Einige Studien zeigen, dass die Patientinnen und Patienten seltener und wenn, dann ein kürzeres Delir haben. Delir kann zu Demenz führen, zu kognitiven Einschränkungen, zu Pflegebedürftigkeit. Wenn ich das durch erweiterte Besuchszeiten vermeiden kann, weil da eine vertraute Person beim Patienten ist, deren Stimme er kennt, dann ist das Gold wert. Patienten sind zufriedener, sie wachen mit weniger Komplikationen wieder auf, sie haben weniger Angst und Depressionen, weniger Kreislaufprobleme.
„Bei den Familien merken wir, dass es zu einer messbaren Entlastung führt.“
Pflegewissenschaftler
Was können die von Ihnen empfohlenen Intensivtagebücher leisten?
Bei den Patienten, die länger als 24 oder 48 Stunden auf der Station sind, wird den Familien angeboten, dass sie in ein Intensivtagebuch kurze Erklärungen schreiben. Bei den Familien merken wir, dass es zu einer messbaren Entlastung führt. Gerade bei Angehörigen von Intensivpatienten sind die Gefühle häufig durcheinander. Wenn sie aufschreiben können, was sie bewegt und dass sie Angst haben, weil sie nicht wissen, was morgen ist, entlastet das. Gleichzeitig sagen viele Partner und Partnerinnen, dass die Intensivtagebücher helfen, in Kontakt zu bleiben. Viele Intensivpatienten haben Bewusstseinsstörungen oder liegen sogar im Koma. Wenn man dann schreiben kann: Schatz, ich vermisse dich so, dann weiß ich, der oder die wird das später irgendwann lesen.
Sie haben auch schon wissenschaftliche Erkenntnisse, dass das bestimmte Folgen, wie beispielsweise Traumatisierung, verhindern kann?

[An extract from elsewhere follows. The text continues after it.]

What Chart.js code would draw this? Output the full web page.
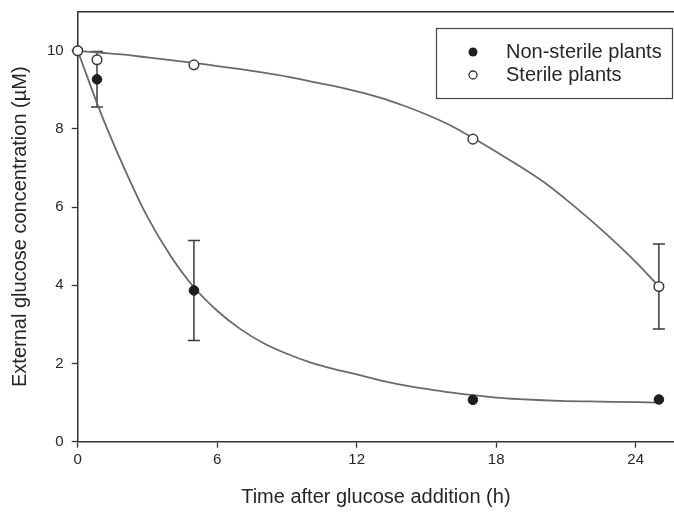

Ja, genau, weniger Angst, Depression, posttraumatische Belastungsstörungen. Bei Angehörigen weniger komplizierte Trauer. Intensivpatienten wissen oft nicht genau, was tatsächlich stattgefunden hat und was nur ein Traum war. Dann denken sie, sie wären tatsächlich von Außerirdischen entführt worden – das fühlt sich für sie echt an. Wenn sie dann im Tagebuch nachlesen können, dass sie eine Infektion hatten und das Personal musste deswegen eine grüne Schutzausrüstung und Mundschutz tragen, erkennen sie: Das waren die grünen Männchen, die sie gesehen haben. Das hilft ihnen, ihre Erfahrungen sinnvoll einzusortieren, und das entlastet sie.
Zur Person
PD Dr. Peter Nydahl hat 30 Jahre lang als Krankenpfleger gearbeitet, meist auf Intensivstationen. Er qualifizierte sich 2016 zum Master of Science in Nursing. Die Promotion folgte 2020, die Habilition 2023. Seit 2021 arbeitet Nydahl am Uniklinikum Schleswig-Holstein in Kiel in der Pflegewissenschaft und -entwicklung. Peter Nydahl erhielt den Deutschen Pflegepreis 2024, verliehen vom Deutschen Pflegerat e. V.